After university, Lavelle took some time out from gigging to write. She spent time on an artist residency in Lisbon, where she recorded found sounds, some of which became drum samples that currently feature on the tracks in her live set, and will feature on her album. She talks about her process being somewhat meticulous and slow, but always worth the solitude. “I’m really interested in soundscapes and immersive sounds, so I wanted to find a way to blend my musical tastes with these things, and to have control over it as well”, she says. “I believe that I needed the space and time to mess around by myself, in order to find what would be mine. I don’t think I would have gotten that if I had gone straight into a producer.”

She also finds journaling helpful. We’re talking about one of her songs, “Reply All”, and she says that the song is mainly concerned with the many roles we play in our lives. “In music it’s nice because you’re given permission to say anything – it feels like a safe space. Even though to some people it’s terrifying, I feel strangely safe and at peace on the stage.”

She elaborates: “I’m interested in the different settings we find ourselves in, and the people we talk to, and the guards we put up. I liked the idea that this song was like those guards were lifted, but then the question becomes who’s talking – is it me, or is it a parental voice putting pressure on me, or society telling me to get things together?” Lavelle wonders if her interest in everyone being “obsessed with feeling like they have to know exactly who they are” comes from studying sociology, and then decides that it probably does.

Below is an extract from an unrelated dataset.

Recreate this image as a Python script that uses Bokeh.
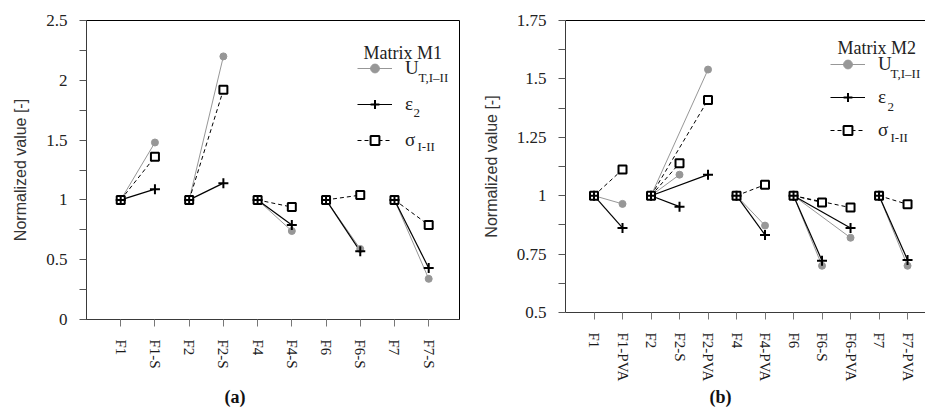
from bokeh.plotting import figure
from bokeh.layouts import row
from bokeh.models import (FixedTicker, Legend, LegendItem, Label, LinearAxis,
                          Range1d, ColumnDataSource, Title)
from bokeh.embed import file_html
from bokeh.resources import INLINE

# ---------------- data ----------------
cats_a = ["F1", "F1-S", "F2", "F2-S", "F4", "F4-S", "F6", "F6-S", "F7", "F7-S"]
u_a = [1, 1.48, 1, 2.2, 1, 0.74, 1, 0.59, 1, 0.34]
eps_a = [1, 1.09, 1, 1.14, 1, 0.79, 1, 0.57, 1, 0.43]
sig_a = [1, 1.36, 1, 1.92, 1, 0.94, 1, 1.04, 1, 0.79]

cats_b = ["F1", "F1-PVA", "F2", "F2-S", "F2-PVA", "F4", "F4-PVA",
          "F6", "F6-S", "F6-PVA", "F7", "F7-PVA"]
u_b = [1, 0.965, 1, 1.09, 1.54, 1, 0.872, 1, 0.70, 0.82, 1, 0.70]
eps_b = [1, 0.862, 1, 0.953, 1.09, 1, 0.832, 1, 0.722, 0.862, 1, 0.725]
sig_b = [1, 1.112, 1, 1.139, 1.41, 1, 1.047, 1, 0.971, 0.949, 1, 0.963]

yticks_a = [0, 0.5, 1, 1.5, 2, 2.5]
yminor_a = [0.25, 0.75, 1.25, 1.75, 2.25]
yticks_b = [0.5, 0.75, 1, 1.25, 1.5, 1.75]
yminor_b = [0.625, 0.875, 1.125, 1.375, 1.625]

GRAY = "#979797"
SERIF = "Liberation Serif"
SANS = "Liberation Sans"
AXIS_C = "#3a3a3a"


def segments(cats, vals):
    d = dict(x0=[], y0=[], x1=[], y1=[])
    for i, c in enumerate(cats):
        if "-" in c:
            j = cats.index(c.split("-")[0])
            d["x0"].append(j + 1)
            d["y0"].append(vals[j])
            d["x1"].append(i + 1)
            d["y1"].append(vals[i])
    return d


def panel(cats, u, eps, sig, yticks, yminor, x_end, fw, fh, bl, br, bb,
          leg_loc, spacing, title, title_xy, subs, caption, cap_off, cap_standoff,
          outline):
    xs = list(range(1, len(cats) + 1))
    p = figure(frame_width=fw, frame_height=fh, x_range=Range1d(0, x_end),
               y_range=Range1d(yticks[0], yticks[-1]),
               output_backend="svg", toolbar_location=None,
               min_border_left=bl, min_border_right=br, min_border_top=20,
               min_border_bottom=bb, background_fill_color="white",
               border_fill_color="white")
    p.grid.visible = False
    p.outline_line_color = "black" if outline else None

    # x axis
    xa = p.xaxis[0]
    xa.ticker = FixedTicker(ticks=xs, minor_ticks=[])
    xa.major_label_overrides = {x: c for x, c in zip(xs, cats)}
    xa.major_label_orientation = "vertical"
    xa.major_label_text_font = SERIF
    xa.major_label_text_font_size = "15px"
    xa.major_label_text_color = "#1a1a1a"
    xa.major_label_standoff = 13
    xa.major_tick_out = 7
    xa.major_tick_in = 0
    xa.major_tick_line_color = "#777777"
    xa.axis_line_color = AXIS_C
    xa.minor_tick_line_color = None

    # y axis
    ya = p.yaxis[0]
    ya.ticker = FixedTicker(ticks=yticks, minor_ticks=yminor)
    ya.major_label_overrides = {v: f"{v:g}" for v in yticks}
    ya.major_label_text_font = SERIF
    ya.major_label_text_font_size = "17px"
    ya.major_label_text_color = "#222222"
    ya.major_label_standoff = 12
    ya.major_tick_out = 7
    ya.major_tick_in = 0
    ya.minor_tick_out = 7
    ya.minor_tick_in = 0
    ya.major_tick_line_color = "#555555"
    ya.minor_tick_line_color = "#555555"
    ya.axis_line_color = AXIS_C
    ya.axis_label = "Normalized value [-]"
    ya.axis_label_text_font = SANS
    ya.axis_label_text_font_size = "16px"
    ya.axis_label_text_font_style = "normal"
    ya.axis_label_text_color = "#333333"
    ya.axis_label_standoff = 14

    if not outline:
        top = LinearAxis(ticker=FixedTicker(ticks=[]), axis_line_color="black",
                         major_tick_out=0, major_tick_in=0,
                         minor_tick_out=0, minor_tick_in=0,
                         major_label_text_font_size="0px")
        p.add_layout(top, "above")

    su = ColumnDataSource(segments(cats, u))
    ss = ColumnDataSource(segments(cats, sig))
    se = ColumnDataSource(segments(cats, eps))
    r_us = p.segment("x0", "y0", "x1", "y1", source=su, line_color=GRAY, line_width=1)
    r_ss = p.segment("x0", "y0", "x1", "y1", source=ss, line_color="black",
                     line_width=1, line_dash="4 3")
    r_es = p.segment("x0", "y0", "x1", "y1", source=se, line_color="black", line_width=1.2)
    r_up = p.scatter(xs, u, marker="circle", size=7, fill_color=GRAY, line_color=GRAY)
    r_sp = p.scatter(xs, sig, marker="square", size=8, fill_color="white",
                     line_color="black", line_width=2)
    r_ep = p.scatter(xs, eps, marker="cross", size=10, line_color="black", line_width=2)

    legend = Legend(items=[LegendItem(label="U", renderers=[r_us, r_up]),
                           LegendItem(label="ε", renderers=[r_es, r_ep]),
                           LegendItem(label="σ", renderers=[r_ss, r_sp])],
                    location=leg_loc, glyph_width=35, glyph_height=22,
                    label_height=22, spacing=spacing, padding=0, margin=0,
                    label_standoff=13, label_text_font=SERIF,
                    label_text_font_size="19px", label_text_color="#222222",
                    border_line_alpha=0, background_fill_alpha=0)
    p.add_layout(legend)

    p.add_layout(Label(x=title_xy[0], y=title_xy[1], x_units="screen", y_units="screen",
                       text=title, text_font=SERIF, text_font_size="18px",
                       text_color="#222222", text_baseline="alphabetic"))
    for (sx, sy, t) in subs:
        p.add_layout(Label(x=sx, y=sy, x_units="screen", y_units="screen", text=t,
                           text_font=SERIF, text_font_size="13px",
                           text_color="#222222", text_baseline="alphabetic"))
    p.add_layout(Title(text=caption, align="left", offset=cap_off,
                       standoff=cap_standoff, text_font=SERIF,
                       text_font_size="18px", text_font_style="bold",
                       text_color="#111111"), "below")
    return p


pa = panel(cats_a, u_a, eps_a, sig_a, yticks_a, yminor_a, 10.9, 373, 299, 86, 1, 93,
           (271, 168), 14, "Matrix M1", (277, 267),
           [(332, 242, "T,I–II"), (327, 207, "2"), (331, 173, "I-II")],
           "(a)", 138, 26, True)
pb = panel(cats_b, u_b, eps_b, sig_b, yticks_b, yminor_b, 12.63, 360, 292, 105, 0, 100,
           (265, 171), 11, "Matrix M2", (272, 265),
           [(325, 239, "T,I–II"), (322, 206, "2"), (325, 175, "I-II")],
           "(b)", 144, 1, False)

layout = row(pa, pb)
open("out.html", "w").write(file_html(layout, INLINE))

The conversation turns to the pressure on musicians, especially now due to our culture’s obsession with social media, and the pressure to have a “brand”. Lavelle mentions the sociologist Erving Goffman and his writing on how the word “person” comes from the Latin “persona”, which literally means mask, and how our “masks” are tailored to suit whatever situation we’re in.

“My music is theatrical onstage but could be equally real offstage. It’s definitely an existential crisis, I’m always having one I think.” We agree that songwriting is a lonely pursuit, but that there is a creative tension between doing it for yourself, and other people enjoying what you create. “When you’re a writer you can’t switch it off – the feeling you get if something you’ve made feels worthwhile. When people say that they’ve connected with a lyric, you’re reminded you’re doing something of value.”